東京都では退職後も以前と同種の職場で、退職前と同等の職責を持って勤務する例も多く、高齢層職員は、各職場の業務執行の継続になくてはならない存在です。今年も、再任用職員の給与水準の改善を全く行わないことは、許すことはできません。働く意欲と能力があり、働く必要性のある高齢層職員が、働きがいを持って人間らしく働ける給与水準を早急に確立することが求められています。
臨時・非常勤職員の処遇改善については、今年も完全に背を向け、具体的な処遇改善に全く足を踏み出そうとしていません。
2018年の都人事委員会勧告は、全体として、都労連・都庁職の要求に何ら応えておらず、都当局の主張を後押しするなど、中立・公正な第三者機関としての役割と責任を放棄した不当なものです。
都労連は、不当勧告の押し付けを許さず、労使交渉による例月給・特別給の改善と、都労連諸要求の実現に向け全力で闘うとしています。また、勧告制度の限界を踏まえ、労使交渉で自主決着を図り、賃金・労働条件の改善を目指すことを表明しています。

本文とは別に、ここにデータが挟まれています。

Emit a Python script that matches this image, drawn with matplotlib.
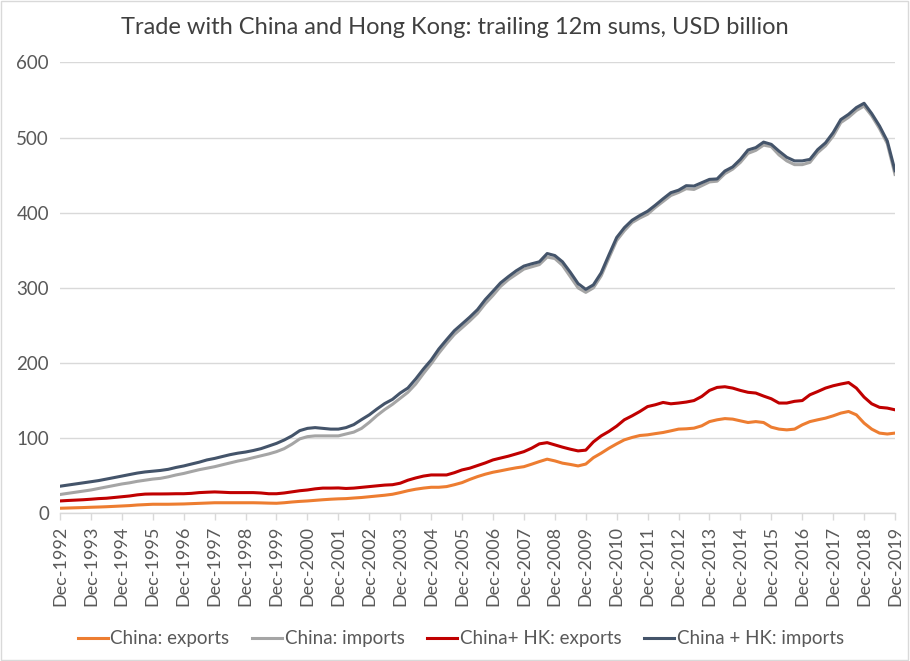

都庁職は、365日、24時間、都政の現場で働く全ての組合員が生活を維持し、誇りをもって働ける処遇改善を実現するために、職場・支部・分会からの運動を基軸にして取り組みを進めていきます。2018秋季年末闘争において、都労連六単組の統一と団結を固め、要求実現まで都庁職の組織の総力を上げて闘う決意です。